Maintenant, vous le savez. Et je souhaite bon appétit aux consommateurs de viande de poulet industriel, car croyez-le, le coq au vin cuisiné, en boite ou surgelé, ne contiendra pas du chapon, même si le législateur l’autorise…
Alexandre Dumas, dans son dictionnaire de cuisine de 1873, n’en donne lui non plus la recette, mais nous offre une anecdote croustillante: “Ce furent les habitants de l’île de Cros qui apprirent aux Romains l’art d’engraisser les volailles dans des lieux clos et sombres. La profusion qui existait à Rome de volailles engraissées obligea le consul Canius Fanius à faire une loi qui défendait d’élever les poules dans les rues”
Dans la plupart des livres de cuisine, la poule est souvent répertoriée dans les recettes de “poule au riz” ou de “poule gros sel” cuite avec d’autres viandes. Quel dommage!

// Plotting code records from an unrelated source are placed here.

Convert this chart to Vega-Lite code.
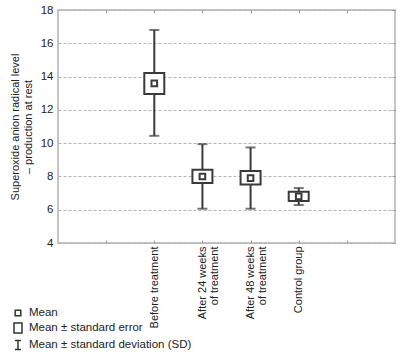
{
  "$schema": "https://vega.github.io/schema/vega-lite/v6.json",
  "width": 337,
  "height": 233,
  "autosize": {"type": "none"},
  "padding": {"left": 58, "top": 10, "right": 5, "bottom": 113},
  "background": "white",
  "config": {
    "font": "Liberation Sans",
    "view": {"stroke": "#c4c4c4", "strokeWidth": 2},
    "axis": {"labelColor": "#222", "titleColor": "#222", "labelFont": "Liberation Sans", "titleFont": "Liberation Sans"},
    "legend": {"labelFont": "Liberation Sans", "labelColor": "#222", "labelFontSize": 11.5, "labelLimit": 300, "symbolStrokeWidth": 1.5, "symbolStrokeColor": "#333", "symbolFillColor": "white", "symbolSize": 100, "rowPadding": 1, "labelOffset": 5}
  },
  "data": {"values": [
    {"group": "Before treatment", "mean": 13.59, "se_lo": 12.96, "se_hi": 14.22, "sd_lo": 10.44, "sd_hi": 16.8},
    {"group": "After 24 weeks of treatment", "mean": 8.0, "se_lo": 7.6, "se_hi": 8.4, "sd_lo": 6.06, "sd_hi": 9.94},
    {"group": "After 48 weeks of treatment", "mean": 7.9, "se_lo": 7.52, "se_hi": 8.32, "sd_lo": 6.06, "sd_hi": 9.74},
    {"group": "Control group", "mean": 6.8, "se_lo": 6.52, "se_hi": 7.08, "sd_lo": 6.28, "sd_hi": 7.3}
  ]},
  "resolve": {"axis": {"x": "independent", "y": "independent"}},
  "layer": [
    {
      "mark": {"type": "rule", "color": "#3a3a3a", "strokeWidth": 2},
      "encoding": {
        "x": {"field": "group", "type": "nominal",
          "scale": {"type": "point", "domain": [" ", "Before treatment", "After 24 weeks of treatment", "After 48 weeks of treatment", "Control group", "  "], "padding": 1},
          "axis": {"orient": "bottom", "title": null, "domain": false, "ticks": true, "tickSize": -3, "tickColor": "#999", "labelAngle": -90, "labelFontSize": 11, "labelPadding": 6, "labelLineHeight": 12,
            "labelExpr": "indexof(datum.label, 'weeks') > 0 ? [slice(datum.label, 0, 14), slice(datum.label, 15)] : datum.label"}},
        "y": {"field": "sd_lo", "type": "quantitative",
          "scale": {"domain": [4, 18], "nice": false, "zero": false},
          "axis": {"orient": "left", "values": [4, 6, 8, 10, 12, 14, 16, 18], "domain": false, "ticks": false, "labelFontSize": 11.5, "labelPadding": 5,
            "grid": true, "gridColor": "#b4b4b4", "gridDash": [3, 2], "gridWidth": 1,
            "title": ["Superoxide anion radical level", "– production at rest"], "titleFontSize": 11, "titleFontWeight": "normal", "titleLineHeight": 13, "titlePadding": 7}},
        "y2": {"field": "sd_hi"}
      }
    },
    {
      "mark": {"type": "tick", "color": "#3a3a3a", "size": 10, "thickness": 2},
      "encoding": {
        "x": {"field": "group", "type": "nominal",
          "axis": {"orient": "top", "title": null, "domain": false, "labels": false, "ticks": true, "tickSize": -3, "tickColor": "#999"}},
        "y": {"field": "sd_lo", "type": "quantitative",
          "axis": {"orient": "right", "title": null, "values": [4, 6, 8, 10, 12, 14, 16, 18], "domain": false, "labels": false, "ticks": true, "tickSize": -3, "tickColor": "#999", "grid": false}}
      }
    },
    {
      "mark": {"type": "tick", "color": "#3a3a3a", "size": 10, "thickness": 2},
      "encoding": {
        "x": {"field": "group", "type": "nominal", "axis": null},
        "y": {"field": "sd_hi", "type": "quantitative", "axis": null}
      }
    },
    {
      "mark": {"type": "bar", "width": 20, "fill": "white", "stroke": "#3a3a3a", "strokeWidth": 2},
      "encoding": {
        "x": {"field": "group", "type": "nominal", "axis": null},
        "y": {"field": "se_lo", "type": "quantitative", "axis": null},
        "y2": {"field": "se_hi"}
      }
    },
    {
      "mark": {"type": "point", "filled": false, "color": "#3a3a3a", "strokeWidth": 2, "size": 100, "opacity": 1},
      "encoding": {
        "x": {"field": "group", "type": "nominal", "axis": null},
        "y": {"field": "mean", "type": "quantitative", "axis": null},
        "shape": {"datum": "Mean", "type": "nominal",
          "scale": {"domain": ["Mean", "Mean ± standard error", "Mean ± standard deviation (SD)"],
            "range": ["M-0.56,-0.56H0.56V0.56H-0.56Z", "M-0.8,-1H0.8V1H-0.8Z", "M-0.6,-0.9H0.6M0,-0.9V0.9M-0.6,0.9H0.6"]},
          "legend": {"title": null, "orient": "none", "legendX": -46, "legendY": 297}}
      }
    }
  ]
}
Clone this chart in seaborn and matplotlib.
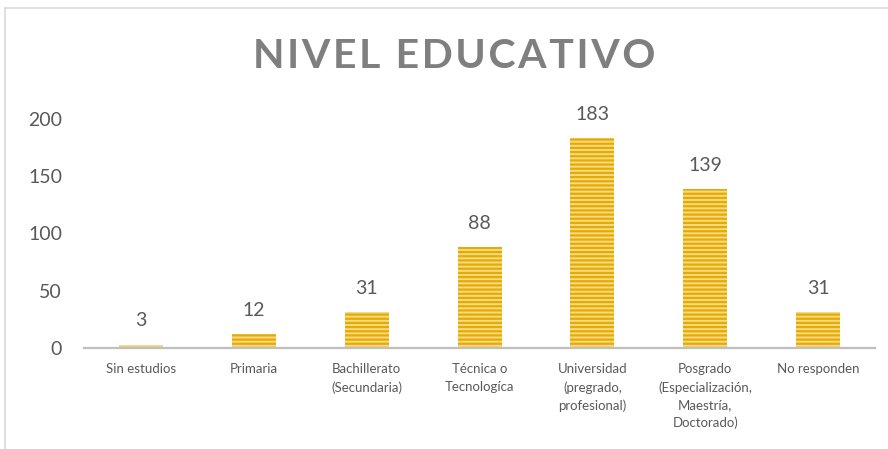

Fin gourmet, Henri IV n’aurait point admis que l’on mette en pot une vieille poule, maigre et affaiblie, dont les chairs sèches ne régalent point le gastronome. “Il faut une poule, ni trop jeune, ni trop vieille, de deux ans environ” (Cuisine des familles 1899); “Une poule de deux ans” (Robert-Jean Courtine 1952)
Voilà, vous l’avez compris, nous avons maintenant notre poule parfaite: en forme, heureuse et épanouie d’avoir pondu sa centaine d’ovaires, de bonne constitution, un peu grassouillette, à limite du cholestérol acceptable.
J’ai sous les yeux, la “vraie recette de la poule au pot” réalisée par une Béarnaise de souche. La version décrite y est luxueuse, la poule enfin considérée. Je ne vous la livrerai point ici car elle s’étale sur deux pages. Sachez que la volaille est farcie, enfermée dans une barde de lard assez grande pour la protéger des ardeurs du bouillon, lui-même enrichi de dix légumes et aromates, soigné, écumé pendant plusieurs heures, surveillé sur le coin du fourneau. Le service comporte le potage au riz et la poule “qui se découpe comme un poulet rôti. Quand à la farce (réellement exquise) qui garnit l’intérieur, on la détaille en tranches aussi minces qu’il est possible de les couper” Jeanne Savarin 1899, “La Cuisine des Familles”
Merci à vous deux, Jeanne et Henri, d’avoir anobli la bien modeste poule!